Well let’s start with passivity of husbands. When a husband comes into a relationship with the living God through Jesus Christ and begins to follow/obey Him daily through (among other things) daily meditation in the scriptures – – He will discover commands like: “love your wife as Christ loves the church” or “live with your wives in an understanding way, lest your prayers be hindered”, and he will thus discover that the way a man relates to his wife significantly impacts the way God relates to him. When a man takes a good long look at God’s original plan for marriage in Genesis chapters 1-3 and realizes how God gave Adam the responsibility to lead and protect his wife and what resulted when he abdicated that responsibility – he will find internal motivation to get off his butt and act for the sake of his marriage, and his relationship with God.

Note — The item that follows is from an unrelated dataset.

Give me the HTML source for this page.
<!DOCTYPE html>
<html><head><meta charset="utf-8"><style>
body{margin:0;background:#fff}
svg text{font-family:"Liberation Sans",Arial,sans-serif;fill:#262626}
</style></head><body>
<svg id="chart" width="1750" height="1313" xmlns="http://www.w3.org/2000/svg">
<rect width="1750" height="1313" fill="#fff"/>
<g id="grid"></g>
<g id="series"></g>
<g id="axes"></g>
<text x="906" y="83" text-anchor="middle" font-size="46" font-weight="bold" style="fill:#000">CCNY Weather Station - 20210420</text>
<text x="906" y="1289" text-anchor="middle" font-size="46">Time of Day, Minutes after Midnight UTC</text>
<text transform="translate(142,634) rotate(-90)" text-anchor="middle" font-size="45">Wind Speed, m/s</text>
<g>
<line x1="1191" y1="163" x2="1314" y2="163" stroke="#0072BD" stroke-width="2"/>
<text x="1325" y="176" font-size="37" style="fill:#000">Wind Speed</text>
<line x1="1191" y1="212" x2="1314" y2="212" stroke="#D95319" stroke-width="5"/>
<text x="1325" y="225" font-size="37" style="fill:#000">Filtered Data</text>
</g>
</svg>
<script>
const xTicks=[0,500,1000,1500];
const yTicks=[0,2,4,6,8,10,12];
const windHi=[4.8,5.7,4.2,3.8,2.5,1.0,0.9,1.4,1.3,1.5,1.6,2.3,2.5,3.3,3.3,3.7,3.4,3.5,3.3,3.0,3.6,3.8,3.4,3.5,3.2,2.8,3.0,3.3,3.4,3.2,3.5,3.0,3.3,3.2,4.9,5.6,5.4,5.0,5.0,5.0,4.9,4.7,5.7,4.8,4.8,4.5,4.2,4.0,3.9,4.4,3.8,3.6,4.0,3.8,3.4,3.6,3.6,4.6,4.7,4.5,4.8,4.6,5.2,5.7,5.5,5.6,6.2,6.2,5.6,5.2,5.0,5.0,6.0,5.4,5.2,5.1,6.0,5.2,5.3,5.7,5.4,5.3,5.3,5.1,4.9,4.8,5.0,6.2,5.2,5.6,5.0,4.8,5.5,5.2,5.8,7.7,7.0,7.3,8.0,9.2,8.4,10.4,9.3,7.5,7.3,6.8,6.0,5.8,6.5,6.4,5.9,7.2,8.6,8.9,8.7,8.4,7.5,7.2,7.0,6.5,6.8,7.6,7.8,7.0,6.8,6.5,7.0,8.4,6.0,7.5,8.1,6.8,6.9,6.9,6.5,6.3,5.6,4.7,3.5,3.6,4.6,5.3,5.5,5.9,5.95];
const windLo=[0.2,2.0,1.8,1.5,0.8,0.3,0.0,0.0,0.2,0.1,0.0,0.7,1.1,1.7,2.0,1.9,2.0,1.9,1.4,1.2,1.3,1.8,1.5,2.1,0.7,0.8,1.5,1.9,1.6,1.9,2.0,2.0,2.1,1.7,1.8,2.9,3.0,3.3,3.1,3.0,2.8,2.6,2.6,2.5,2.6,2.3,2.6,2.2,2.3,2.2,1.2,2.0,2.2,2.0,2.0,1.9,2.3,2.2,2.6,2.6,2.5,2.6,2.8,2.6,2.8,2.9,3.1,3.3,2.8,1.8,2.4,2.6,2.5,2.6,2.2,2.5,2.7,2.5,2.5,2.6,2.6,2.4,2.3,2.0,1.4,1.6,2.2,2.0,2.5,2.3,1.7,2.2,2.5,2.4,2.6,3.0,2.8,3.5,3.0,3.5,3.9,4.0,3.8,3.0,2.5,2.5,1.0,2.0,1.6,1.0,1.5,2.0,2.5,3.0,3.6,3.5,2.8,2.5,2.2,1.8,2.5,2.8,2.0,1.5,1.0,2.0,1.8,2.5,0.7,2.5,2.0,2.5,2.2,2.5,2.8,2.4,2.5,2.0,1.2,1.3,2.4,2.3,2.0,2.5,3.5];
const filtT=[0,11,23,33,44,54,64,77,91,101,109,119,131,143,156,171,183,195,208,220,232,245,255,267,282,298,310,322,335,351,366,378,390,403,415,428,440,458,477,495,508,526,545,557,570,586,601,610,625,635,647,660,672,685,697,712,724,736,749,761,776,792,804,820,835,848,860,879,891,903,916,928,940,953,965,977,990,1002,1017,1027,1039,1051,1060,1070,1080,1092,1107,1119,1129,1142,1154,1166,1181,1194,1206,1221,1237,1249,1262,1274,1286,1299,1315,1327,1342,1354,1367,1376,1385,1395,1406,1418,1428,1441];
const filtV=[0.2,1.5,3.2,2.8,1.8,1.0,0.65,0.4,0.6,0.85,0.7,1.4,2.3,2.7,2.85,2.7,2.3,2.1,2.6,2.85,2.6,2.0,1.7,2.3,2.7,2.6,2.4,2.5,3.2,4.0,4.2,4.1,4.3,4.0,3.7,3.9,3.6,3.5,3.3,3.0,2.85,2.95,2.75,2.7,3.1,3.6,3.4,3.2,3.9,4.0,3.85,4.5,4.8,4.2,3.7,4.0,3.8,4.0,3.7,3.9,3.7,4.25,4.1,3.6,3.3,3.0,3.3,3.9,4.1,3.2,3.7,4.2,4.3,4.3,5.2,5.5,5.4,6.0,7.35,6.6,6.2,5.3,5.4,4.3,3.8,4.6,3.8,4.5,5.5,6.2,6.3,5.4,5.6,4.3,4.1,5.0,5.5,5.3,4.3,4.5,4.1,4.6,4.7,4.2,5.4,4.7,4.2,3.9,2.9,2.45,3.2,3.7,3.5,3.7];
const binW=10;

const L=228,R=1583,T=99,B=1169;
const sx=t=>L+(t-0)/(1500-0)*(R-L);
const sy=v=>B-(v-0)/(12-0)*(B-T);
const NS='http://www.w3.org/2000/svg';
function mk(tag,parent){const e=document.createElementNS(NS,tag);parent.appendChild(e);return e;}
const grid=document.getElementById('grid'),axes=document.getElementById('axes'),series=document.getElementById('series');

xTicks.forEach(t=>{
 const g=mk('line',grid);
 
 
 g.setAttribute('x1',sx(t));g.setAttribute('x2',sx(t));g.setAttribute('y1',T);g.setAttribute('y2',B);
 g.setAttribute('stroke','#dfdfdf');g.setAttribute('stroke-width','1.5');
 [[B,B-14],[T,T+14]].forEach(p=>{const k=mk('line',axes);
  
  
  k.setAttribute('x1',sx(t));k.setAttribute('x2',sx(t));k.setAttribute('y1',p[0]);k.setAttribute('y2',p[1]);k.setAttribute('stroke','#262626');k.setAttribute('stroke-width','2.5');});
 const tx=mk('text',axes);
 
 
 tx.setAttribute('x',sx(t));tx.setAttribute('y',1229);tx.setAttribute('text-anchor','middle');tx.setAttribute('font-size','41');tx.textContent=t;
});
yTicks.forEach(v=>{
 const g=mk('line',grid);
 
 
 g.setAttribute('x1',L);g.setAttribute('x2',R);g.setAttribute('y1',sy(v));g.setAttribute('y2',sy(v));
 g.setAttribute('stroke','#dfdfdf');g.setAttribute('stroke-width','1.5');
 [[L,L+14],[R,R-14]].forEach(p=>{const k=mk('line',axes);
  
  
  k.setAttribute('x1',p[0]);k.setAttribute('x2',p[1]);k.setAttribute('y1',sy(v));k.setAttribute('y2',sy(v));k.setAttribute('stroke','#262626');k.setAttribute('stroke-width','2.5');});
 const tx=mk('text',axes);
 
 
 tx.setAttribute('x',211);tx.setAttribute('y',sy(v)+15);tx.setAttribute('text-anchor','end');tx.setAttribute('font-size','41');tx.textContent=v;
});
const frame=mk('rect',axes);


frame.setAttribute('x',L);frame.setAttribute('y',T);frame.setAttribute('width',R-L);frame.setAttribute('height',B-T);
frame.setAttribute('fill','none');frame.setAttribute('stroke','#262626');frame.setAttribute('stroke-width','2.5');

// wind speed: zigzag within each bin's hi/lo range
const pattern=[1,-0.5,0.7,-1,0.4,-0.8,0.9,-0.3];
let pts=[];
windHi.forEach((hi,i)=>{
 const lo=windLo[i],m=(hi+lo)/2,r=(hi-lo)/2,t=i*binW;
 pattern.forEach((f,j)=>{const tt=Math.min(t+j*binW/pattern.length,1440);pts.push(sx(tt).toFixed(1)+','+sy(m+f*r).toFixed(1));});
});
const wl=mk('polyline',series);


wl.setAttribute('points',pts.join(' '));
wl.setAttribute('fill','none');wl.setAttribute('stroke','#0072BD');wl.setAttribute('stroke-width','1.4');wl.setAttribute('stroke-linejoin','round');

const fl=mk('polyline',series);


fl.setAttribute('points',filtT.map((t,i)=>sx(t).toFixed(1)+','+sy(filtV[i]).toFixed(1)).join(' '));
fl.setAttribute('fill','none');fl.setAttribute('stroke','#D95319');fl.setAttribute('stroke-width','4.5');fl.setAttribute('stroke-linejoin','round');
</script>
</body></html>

What about resentment and bitterness of wives? When a wife begins to truly walk with God, she will discover how powerful He is and how bent He is on changing her husband – if she cooperates with God and does things His way. When a woman learns through daily continual prayer to leave the changing of her husband to God, huge pressure eases off her shoulders, and she begins to see her husband through God’s eyes. When a wife learns to lay her life down to please God and God alone, she will begin to experience His pleasure and affirmation, and the need for her husband or children’s affirmation and gratitude will not be as great.
Lack of self control? When a husband and a wife begin to depend upon the Holy Spirit on a daily, moment by moment basis for the power to focus and concentrate and stay on task; and when they learn to find their identity and worth in who they are in Christ; and when they learn to walk by faith in who God is and what He has promised – – the drive to medicate and soothe and satisfy oneself with drugs, or alcohol, or sexual fantasy, or food or whatever begins to diminish. Self control is a fruit of the Holy Spirit according to Galatians 5:22,23. That means as we learn to rightly relate to and depend on Him – – self control is one of the results (along with love, joy, peace, patience, etc.). Wives do not need to fear their husband being alone in an office with his laptop or on a business trip alone in a motel room when they know He highly values and seeks the ministry of the Holy Spirit in his life.

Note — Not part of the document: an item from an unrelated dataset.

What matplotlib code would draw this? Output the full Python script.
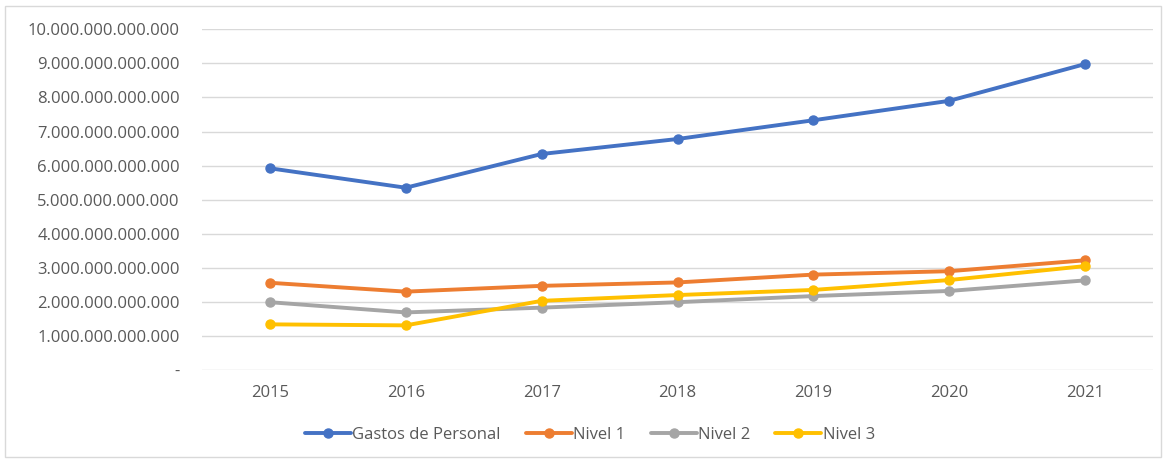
import matplotlib
matplotlib.use("Agg")
import matplotlib.pyplot as plt
from matplotlib.patches import Rectangle
from matplotlib.ticker import FuncFormatter

years = ["2015", "2016", "2017", "2018", "2019", "2020", "2021"]
gastos = [5.92e12, 5.35e12, 6.34e12, 6.78e12, 7.33e12, 7.90e12, 8.98e12]
nivel1 = [2.56e12, 2.30e12, 2.47e12, 2.57e12, 2.80e12, 2.90e12, 3.22e12]
nivel2 = [1.99e12, 1.69e12, 1.83e12, 1.99e12, 2.17e12, 2.32e12, 2.63e12]
nivel3 = [1.34e12, 1.31e12, 2.03e12, 2.20e12, 2.35e12, 2.64e12, 3.05e12]
yticks = [i * 1e12 for i in range(11)]

series = [
    ("Gastos de Personal", gastos, "#4472C4"),
    ("Nivel 1", nivel1, "#ED7D31"),
    ("Nivel 2", nivel2, "#A5A5A5"),
    ("Nivel 3", nivel3, "#FFC000"),
]

plt.rcParams['font.family'] = ['Open Sans', 'DejaVu Sans']
fig = plt.figure(figsize=(11.66, 4.63), dpi=100)
fig.patches.append(Rectangle((5/1166, 6/463), 1 - 10/1166, 1 - 12/463, transform=fig.transFigure,
                             fill=False, edgecolor="#D9D9D9", linewidth=1))
ax = fig.add_axes([202/1166, 1 - 370/463, (1153 - 202)/1166, (370 - 29.3)/463])

x = list(range(len(years)))
for name, vals, col in series:
    ax.plot(x, vals, color=col, linewidth=2.8, marker="o", markersize=6.5, label=name,
            solid_capstyle="round", zorder=3)

ax.set_xlim(-0.5, len(years) - 0.5)
ax.set_ylim(0, 10e12)
ax.set_yticks(yticks)

def fmt(v, pos):
    if v == 0:
        return "-"
    return f"{int(round(v)):,}".replace(",", ".")

ax.yaxis.set_major_formatter(FuncFormatter(fmt))
ax.set_xticks(x)
ax.set_xticklabels(years)
ax.grid(axis="y", color="#D9D9D9", linewidth=1)
ax.set_axisbelow(True)
for s in ax.spines.values():
    s.set_visible(False)
ax.tick_params(axis="both", length=0, labelsize=12, colors="#595959")
ax.tick_params(axis="y", pad=16)
ax.tick_params(axis="x", pad=11)

leg = fig.legend(loc="center", bbox_to_anchor=(590/1166, 1 - 435/463), ncol=4, frameon=False,
                 fontsize=12, handlelength=2.76, columnspacing=1.5, handletextpad=0.1)
for t in leg.get_texts():
    t.set_color("#595959")

fig.savefig("out.png", dpi=100)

Well this post needs to come to an end. But I hope and pray your pursuit of God will never end. He is the missing ingredient in most troubled marriages. He invented and designed marriage. He wants to be in the midst of every marriage. May He ever be more in the midst of yours (and mine).
P.S. Being around other husbands and wives who want this kind of God centered and God impacted marriage has been a huge resource and support for Anne and I through the years. Don’t try to do this alone!